Year 1 was about raising staff awareness and offering training opportunities to build staff confidence in using the Thinking Reader approach. One of the most valuable activities was the creation of a Thinking Reader resource booklet which staff made together. This booklet has proven to be a very useful tool which helps everyone plan their Thinking Reader units of work. Staff were so enthusiastic about using the approach that they took advantage of opportunities to observe and shadow Laura and Claire during Thinking Reader lessons.
Teachers noticed that the approach was having a whole range of impacts on children’s reading:
- Increased understanding of the text
- Greater engagement with the text
- Raised the profile of reading across the school
- Obvious enjoyment of the text and a real sense of how valued each text was (Book Bug books were used as Thinking Readers and became very precious to the children – they could not wait to share their book with family members – parents and relatives still comment on how often the children want to read these books at home)

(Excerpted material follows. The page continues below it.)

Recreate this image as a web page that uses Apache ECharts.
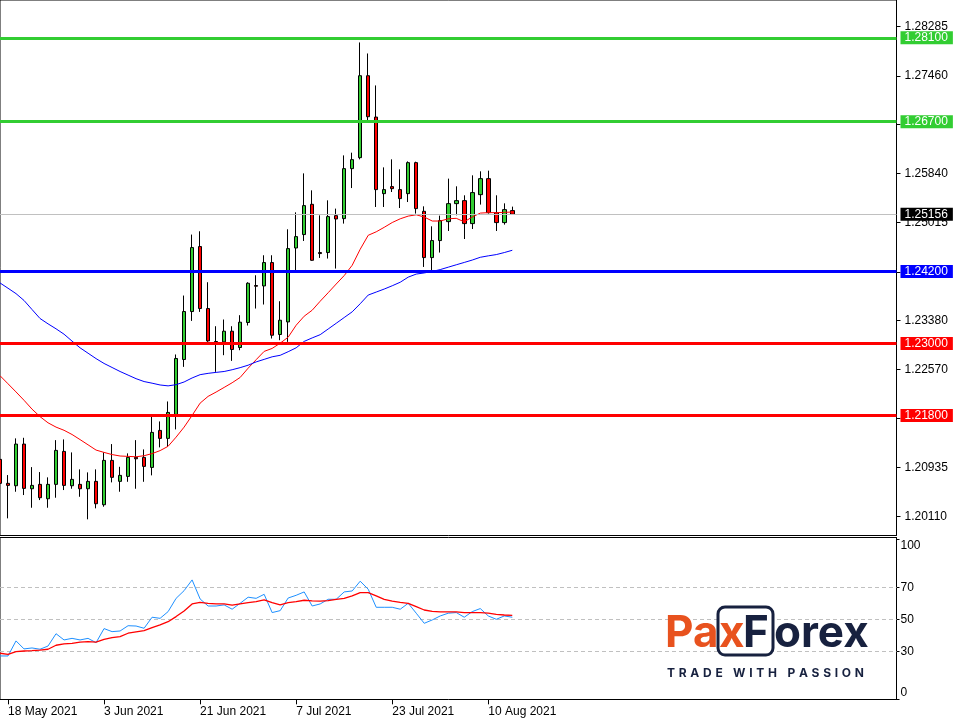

This first year went so well that a showcase event was held at the end of National Book Week to celebrate reading and share the Thinking Reader approach with parents. The Thinking Reader questions developed by staff have been turned into a poster with questions which parents can use at home when reading with their children. Laura and Claire see this as a valuable tool which they can share with parents when they ask for specific ways to support their child’s reading
Using feedback from colleagues, Laura and Claire set about increasing the range of texts available for use with this approach. Through working group research and collaboration texts were identified, then gathered to create Thinking Reader resource libraries (Book Fair and PEF funding also supported these purchases). 2018-19 focused on acquiring age-appropriate picture book texts for use with primary 4-7 pupils. Teachers felt that these texts would be accessible so that all pupils could develop their reading skills in addition to enjoying and being engaged with the texts.
Different teachers have chosen to capture/collect the learning resulting from their Thinking Readers in variety of ways. Floor books, folders, jotters and wall displays all proved useful ways to share in school plus effective use of Twitter for parents and a wider education audience. Claire’s primary 2 class were particularly inspired by a fictional book about a pink penguin – their Thinking Reader developed into a whole series of pink penguin toy adventures and the creation of a penguin rucksack which went home with the penguin each weekend.
This literacy development of the Thinking Reader approach has been successful for a host of reasons: effective peer support and collaboration; use of display and other methods of sharing; making sure that the approach is used consistently across the school; ensuring skills progression within and across stages. Laura and Claire feel that it has been a very positive journey for the whole staff, and that they can see a real increase in pupil engagement and enjoyment of reading using this approach. The Thinking Reader approach makes comprehension creative and fun so that the children enjoy taking part in the activities and progressing their literacy skills.